--- Start Data block ---

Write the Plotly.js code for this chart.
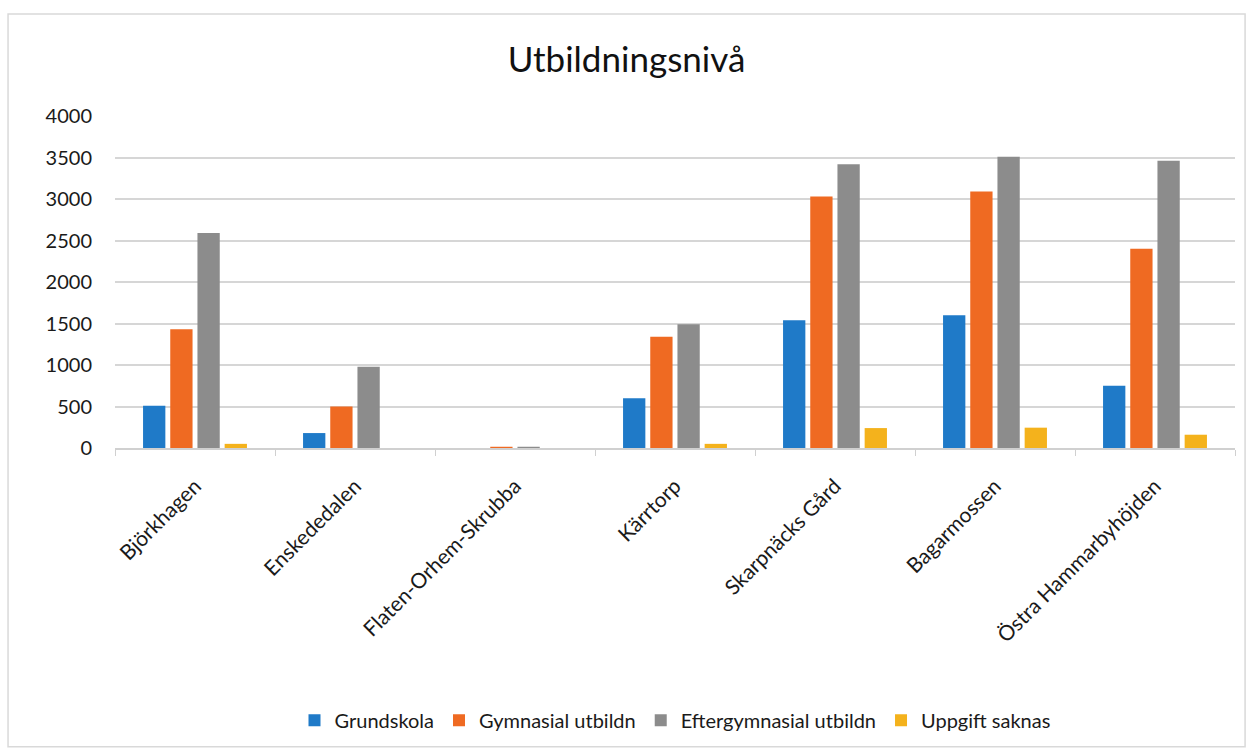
<!DOCTYPE html>
<html>
<head>
<meta charset="utf-8">
<script src="https://cdn.plot.ly/plotly-3.0.1.min.js"></script>
<style>html,body{margin:0;padding:0;background:#fff;} #chart{width:1253px;height:752px;}</style>
</head>
<body>
<div id="chart"></div>
<script>
const categories = ["Björkhagen", "Enskededalen", "Flaten-Orhem-Skrubba", "Kärrtorp", "Skarpnäcks Gård", "Bagarmossen", "Östra Hammarbyhöjden"];
const grundskola = [510, 180, 0, 600, 1540, 1600, 750];
const gymnasial = [1430, 500, 15, 1340, 3030, 3090, 2400];
const eftergymnasial = [2590, 980, 15, 1490, 3420, 3510, 3460];
const uppgiftSaknas = [50, 0, 0, 50, 240, 245, 160];
const seriesNames = ["Grundskola", "Gymnasial utbildn", "Eftergymnasial utbildn", "Uppgift saknas"];
const seriesColors = ["#1f7ac8", "#ef6a22", "#8c8c8c", "#f4b21c"];
const yTicks = [0, 500, 1000, 1500, 2000, 2500, 3000, 3500, 4000];

const values = [grundskola, gymnasial, eftergymnasial, uppgiftSaknas];
const traces = values.map((v, i) => ({
  type: "bar",
  name: seriesNames[i],
  x: categories,
  y: v,
  marker: {color: seriesColors[i]}
}));

const layout = {
  width: 1253, height: 752,
  margin: {l: 115, r: 18, t: 116, b: 304},
  paper_bgcolor: "#ffffff", plot_bgcolor: "#ffffff",
  font: {family: "Lato, 'Open Sans', sans-serif", color: "#1a1a1a", size: 20},
  title: {text: "Utbildningsnivå", x: 0.5, xanchor: "center", y: 0.92, yanchor: "middle",
          font: {size: 35, color: "#111", family: "Lato, 'Open Sans', sans-serif"}},
  barmode: "group",
  bargap: 0.32,
  bargroupgap: 0.18,
  showlegend: true,
  legend: {orientation: "h", x: 0.5, xanchor: "center", y: -0.82, yanchor: "middle",
           font: {size: 20, color: "#1a1a1a"}, traceorder: "normal", itemwidth: 30},
  xaxis: {
    type: "category", tickangle: -45, showgrid: false,
    showline: true, linecolor: "#d0d0d0", linewidth: 1.5,
    ticks: "outside", tickson: "boundaries", ticklen: 6, tickcolor: "#d0d0d0",
    tickfont: {size: 21, color: "#1a1a1a"}, ticklabelstandoff: 16
  },
  yaxis: {
    range: [0, 4000], tickvals: yTicks, ticktext: yTicks.map(String),
    showgrid: true, gridcolor: "#d6d6d6", gridwidth: 2,
    zeroline: false, showline: false, ticks: "",
    tickfont: {size: 20, color: "#1a1a1a"}, ticklabelstandoff: 22
  },
  shapes: [{
    type: "rect", xref: "paper", yref: "paper",
    x0: -0.0955, x1: 1.009, y0: -0.9, y1: 1.307,
    line: {color: "#d9d9d9", width: 1.5}, fillcolor: "rgba(0,0,0,0)", layer: "below"
  }]
};

Plotly.newPlot("chart", traces, layout, {displayModeBar: false, staticPlot: true});
</script>
</body>
</html>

--- End Data block ---

## Required work
From the opening line of the listing above through the line bearing "3000, 3500, 4000];", repeat each line exactly. Drop every picture.

## Exercise result
Write the Plotly.js code for this chart.
<!DOCTYPE html>
<html>
<head>
<meta charset="utf-8">
<script src="https://cdn.plot.ly/plotly-3.0.1.min.js"></script>
<style>html,body{margin:0;padding:0;background:#fff;} #chart{width:1253px;height:752px;}</style>
</head>
<body>
<div id="chart"></div>
<script>
const categories = ["Björkhagen", "Enskededalen", "Flaten-Orhem-Skrubba", "Kärrtorp", "Skarpnäcks Gård", "Bagarmossen", "Östra Hammarbyhöjden"];
const grundskola = [510, 180, 0, 600, 1540, 1600, 750];
const gymnasial = [1430, 500, 15, 1340, 3030, 3090, 2400];
const eftergymnasial = [2590, 980, 15, 1490, 3420, 3510, 3460];
const uppgiftSaknas = [50, 0, 0, 50, 240, 245, 160];
const seriesNames = ["Grundskola", "Gymnasial utbildn", "Eftergymnasial utbildn", "Uppgift saknas"];
const seriesColors = ["#1f7ac8", "#ef6a22", "#8c8c8c", "#f4b21c"];
const yTicks = [0, 500, 1000, 1500, 2000, 2500, 3000, 3500, 4000];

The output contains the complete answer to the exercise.